We know we have a tiny, easy-going, word-saying, shoe-obsessed, straight-up-adorable, hallway-running, baby-einstein-hypnotized, pigtail-wearing, baby(stuffed animal)-adoring, best-hug-giving, squealing, sassy love bug of a near-18-month-old who loves her sissy (which now comes out “eeee”) and says “yes” with her whole body.

But a year ago, we were handed these small humans — one who communicated only in “ehhh!”s for a few frustrating weeks and the other who couldn’t even roll over yet — only dreaming that MAYBE we would get to throw Dubs a birthday party four weeks later. And MAYBE we could even have them long enough for Easter. Or Summer. Can you imagine, having them for summer? What about P’s FIRST BIRTHDAY? We could throw a first birthday party? That would be so fun. And then, gradually, it all came to pass. Then it was fall, and we put together halloween costumes, and we picked out pumpkins, and we did all the cliche family things because WE COULD. And we figured out holiday schedules and endured road trips with toddlers and celebrated Christmas together as a family.

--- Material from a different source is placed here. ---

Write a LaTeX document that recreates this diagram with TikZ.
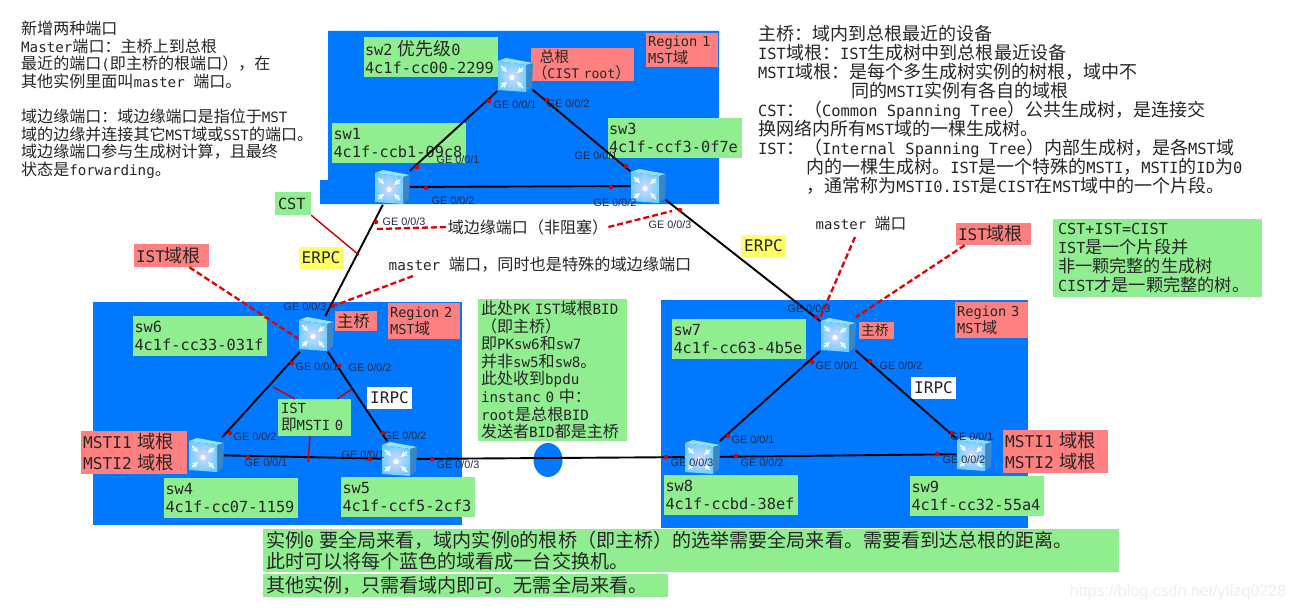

And now it’s been a year. We’ve learned a lot about grace and a lot about God enabling us to Do Hard Things. We’ve learned about the generosity of others. We’ve learned that sometimes the messier life is, the more beautiful it is. We’re stumbling through this thing, but we are mostly just so thankful for the people God has blessed us with, and the honor and privilege of caring for these girls and having them call us “mama” and “daddy.”

It’s certainly had its ups and downs, this foster care journey of ours. And it’s far from over. But as much as I miss  weekends of sleeping in and days without managing meltdowns, being mama to these girls has been an enormous blessing in my life.

To think that we are going to be planning a 3-year-old birthday party soon kind of blows my mind. It feels like we just had her 2nd. I suppose that’s what parenting is, though. 

Happy one-year, sweet girls. You are the biggest blessings in our lives (besides Jesus). It is a joy to watch you grow and teach you things and snuggle with you and laugh at your silliness. We love you more than you know, and we hope we get to celebrate many more years to come with you.